Mr. Obama said in the interview that ambiguity in his plan allowed "opponents of reform to come in and to fill up the airwaves with a lot of nonsense."

That nonsense, he said, includes the "ridiculous idea that we were setting up death panels" or providing health insurance to illegal immigrants.

Republican Party Chairman Michael Steele dismissed the proposal in a separate interview, saying "the idea that the federal government can come in and be the same as Allstate in providing insurance, that's ridiculous." He also characterized the public option as socialist in an interview on CBS' "The Early Show".

Gibbs argued that a government-run option is "supported by a majority of people in this country" and said that currently "there's nobody to compete" in a situation where a private health care insurance company dominates the market.

Sitting in first lady Michelle Obama's box in the House gallery will be Americans who have suffered from high costs and insurance practices, and Obama will mention some specifically in his remarks.

Obama will appear before lawmakers a day after their return from an August recess marked by contentious town halls and much misinformation and confusion about what a health care overhaul may look like.

At a news conference Wednesday, House Minority Leader John Boehner said the president should "hit the reset button" and start over on health care reform.

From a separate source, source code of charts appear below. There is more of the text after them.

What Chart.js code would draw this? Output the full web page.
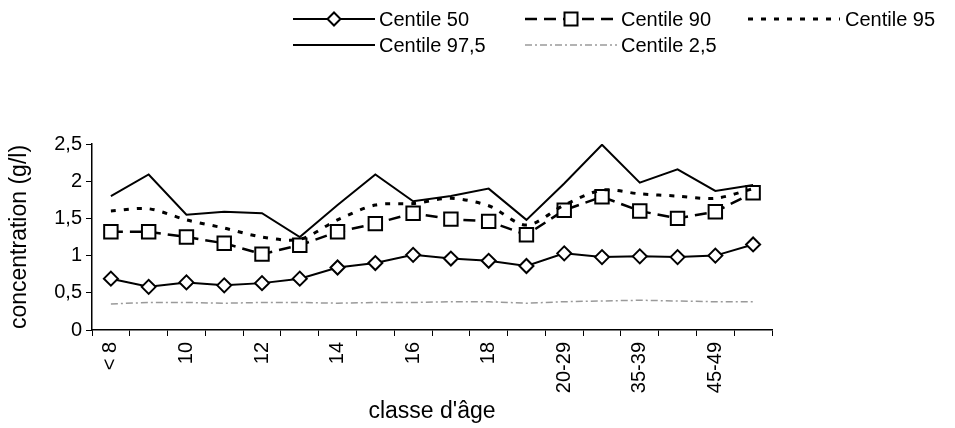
<!DOCTYPE html>
<html>
<head>
<meta charset="utf-8">
<script src="https://cdn.jsdelivr.net/npm/chart.js@4.4.1/dist/chart.umd.min.js"></script>
<style>
html,body{margin:0;padding:0;background:#fff;}
canvas{display:block;}
</style>
</head>
<body>
<canvas id="c" width="955" height="428"></canvas>
<script>
// ---- data ----
const categories = ['< 8','9','10','11','12','13','14','15','16','17','18','19','20-29','30-34','35-39','40-44','45-49','≥ 50'];
const centile50  = [0.69,0.58,0.64,0.60,0.63,0.69,0.84,0.90,1.01,0.96,0.93,0.86,1.03,0.98,0.99,0.98,1.00,1.15];
const centile90  = [1.32,1.32,1.25,1.165,1.02,1.14,1.32,1.43,1.57,1.49,1.46,1.28,1.61,1.79,1.60,1.50,1.59,1.845];
const centile95  = [1.60,1.63,1.48,1.37,1.25,1.22,1.48,1.68,1.70,1.77,1.67,1.41,1.68,1.88,1.83,1.80,1.77,1.90];
const centile975 = [1.80,2.09,1.55,1.59,1.57,1.25,1.68,2.09,1.73,1.80,1.90,1.48,1.97,2.49,1.98,2.16,1.87,1.95];
const centile25  = [0.35,0.37,0.37,0.36,0.37,0.37,0.36,0.37,0.37,0.38,0.38,0.36,0.38,0.39,0.40,0.39,0.38,0.38];
const seriesNames = ['Centile 50','Centile 90','Centile 95','Centile 97,5','Centile 2,5'];
const yTicks = [0, 0.5, 1, 1.5, 2, 2.5];

const FONT = 'Arial, "Liberation Sans", sans-serif';

const styles = [
  {color:'#000', width:2, dash:[], point:'rectRot', radius:7},
  {color:'#000', width:2.5, dash:[12,7], point:'rect', radius:9.5},
  {color:'#000', width:3, dash:[5,8], point:false, radius:0},
  {color:'#000', width:2, dash:[], point:false, radius:0},
  {color:'#9a9a9a', width:1.5, dash:[7,3,2,3], point:false, radius:0}
];
const seriesData = [centile50, centile90, centile95, centile975, centile25];

const datasets = seriesData.map((d,i)=>({
  label: seriesNames[i],
  data: d,
  borderColor: styles[i].color,
  borderWidth: styles[i].width,
  borderDash: styles[i].dash,
  pointStyle: styles[i].point || 'circle',
  pointRadius: styles[i].radius,
  pointBackgroundColor: '#fff',
  pointBorderColor: '#000',
  pointBorderWidth: 2,
  tension: i===2 ? 0.3 : 0,
  fill: false,
  order: 5 - i
}));

// custom legend (3 columns x 2 rows)
const legendPlugin = {
  id: 'customLegend',
  afterDraw(chart){
    const ctx = chart.ctx;
    const cols = [{x0:293,x1:375,tx:379},{x0:525,x1:617,tx:621},{x0:748,x1:840,tx:845}];
    const rows = [19,45];
    const place = [[0,0],[0,1],[0,2],[1,0],[1,1]];
    ctx.save();
    seriesNames.forEach((name,i)=>{
      const c = cols[place[i][1]], y = rows[place[i][0]];
      const s = styles[i];
      ctx.strokeStyle = s.color;
      ctx.lineWidth = s.width;
      ctx.setLineDash(s.dash);
      ctx.beginPath(); ctx.moveTo(c.x0,y); ctx.lineTo(c.x1,y); ctx.stroke();
      ctx.setLineDash([]);
      const mx = (c.x0+c.x1)/2;
      if (s.point==='rectRot'){
        const r = 6.5;
        ctx.fillStyle='#fff'; ctx.lineWidth=2; ctx.strokeStyle='#000';
        ctx.beginPath(); ctx.moveTo(mx-r,y); ctx.lineTo(mx,y-r); ctx.lineTo(mx+r,y); ctx.lineTo(mx,y+r); ctx.closePath();
        ctx.fill(); ctx.stroke();
      } else if (s.point==='rect'){
        const h = 6.5;
        ctx.fillStyle='#fff'; ctx.lineWidth=2; ctx.strokeStyle='#000';
        ctx.beginPath(); ctx.rect(mx-h,y-h,2*h,2*h); ctx.fill(); ctx.stroke();
      }
      ctx.fillStyle = '#000';
      ctx.font = '20px ' + FONT;
      ctx.textBaseline = 'middle';
      ctx.textAlign = 'left';
      ctx.fillText(name, c.tx, y+1);
    });
    ctx.restore();
  }
};

const bgPlugin = {
  id:'bg',
  beforeDraw(chart){ const c=chart.ctx; c.save(); c.fillStyle='#fff'; c.fillRect(0,0,chart.width,chart.height); c.restore(); }
};

new Chart(document.getElementById('c'), {
  type: 'line',
  data: { labels: categories, datasets },
  options: {
    responsive: false,
    animation: false,
    layout: { padding: { top: 144, right: 183, left: 0, bottom: 0 } },
    plugins: { legend: { display: false }, tooltip: { enabled: false } },
    scales: {
      x: {
        offset: true,
        grid: { display: true, drawOnChartArea: false, offset: true, color: '#000', lineWidth: 1, tickLength: 6, tickColor:'#000' },
        border: { display: true, color: '#000', width: 1.5 },
        ticks: {
          autoSkip: false, minRotation: 90, maxRotation: 90, padding: 6,
          color: '#000', font: { family: FONT, size: 20 },
          callback: function(v, i){ return i % 2 === 0 ? categories[i] : ''; }
        },
        title: { display: true, text: "classe d'âge", color: '#000', font: { family: FONT, size: 23 }, padding: { top: 0, bottom: 3 } },
        afterFit(scale){ scale.height = 98; }
      },
      y: {
        min: 0, max: 2.5,
        afterBuildTicks(scale){ scale.ticks = yTicks.map(v=>({value:v})); },
        grid: { display: true, drawOnChartArea: false, color: '#000', lineWidth: 1, tickLength: 6, tickColor:'#000' },
        border: { display: true, color: '#000', width: 1.5 },
        ticks: {
          padding: 4, color: '#000', font: { family: FONT, size: 20 },
          callback: v => String(v).replace('.', ',')
        },
        title: { display: true, text: 'concentration (g/l)', color: '#000', font: { family: FONT, size: 23 }, padding: { top: 6, bottom: 0 } },
        afterFit(scale){ scale.width = 92; }
      }
    }
  },
  plugins: [bgPlugin, legendPlugin]
});
</script>
</body>
</html>
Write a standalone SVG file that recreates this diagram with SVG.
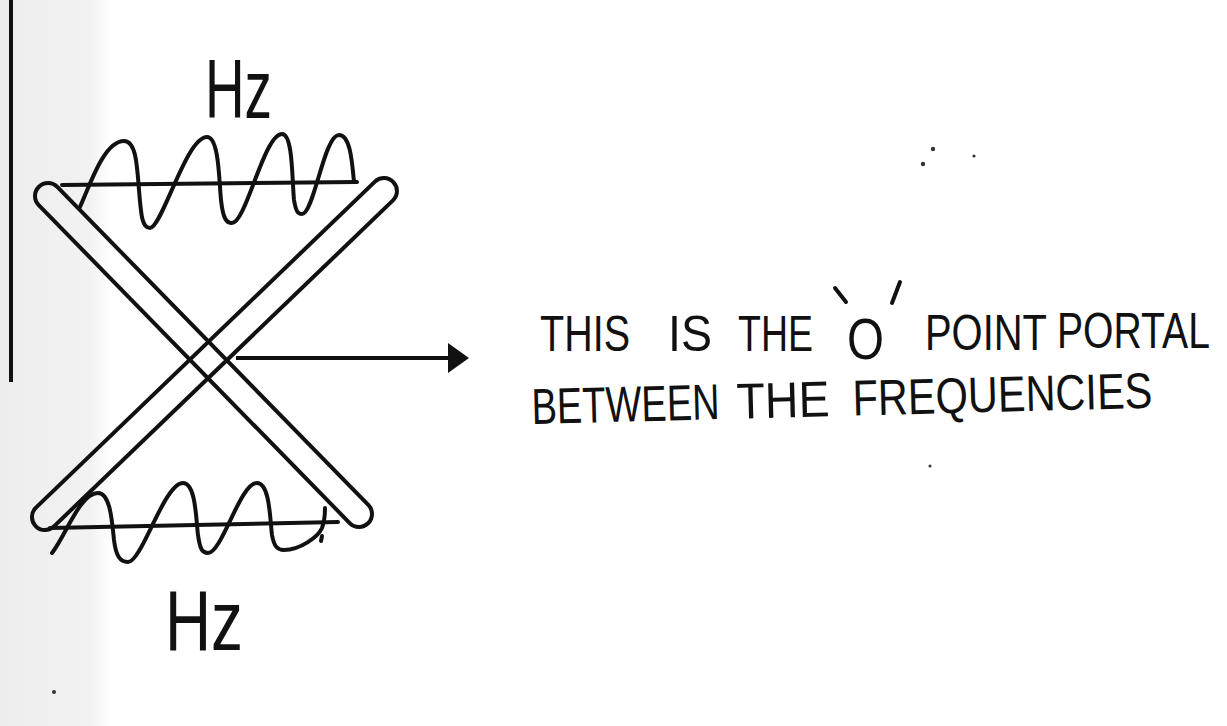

"I hope he's been listening to the American people, because I think over the course of August they've raised their voices loud and clear that they don't want this massive government takeover of our health care system," Boehner said. "But it appears that the president's going to double down tonight and try to put lipstick on this pig and call it something else."

A senior administration official said Obama has ceased worrying about whether he gets any Republican participation. "If they don't want to, we can't worry about that," said the official, who spoke on condition of anonymity to more freely discuss behind-the-scenes thinking.

But that is no longer Obama's biggest difficulty, a fact underscored by the conflicting advice he was getting from within his own party.

"I hope he will call for a pragmatic, bipartisan approach," said Rep. Stephanie Herseth Sandlin, D-S.D., head of the fiscally conservative Blue Dog coalition. "I support necessary change, but not radical change."

Liberal Rep. Anthony Weiner, D-N.Y., said Obama must say he is prepared to fight for a public option. "That's how bills get passed," Weiner said. "It's that or a retreat."

The liberal group the Progressive Change Campaign Committee, meanwhile, placed an ad in the New York Times today showing a petition signed by Obama campaign staffers, volunteers and donors arguing that a health care bill lacking a public option would be "letting the insurance companies win" and would not reflect "change we can believe in."

Correction: An earlier version of this story said MoveOn.org placed an ad in the New York Times. In fact, it was the Progressive Change Campaign Committee.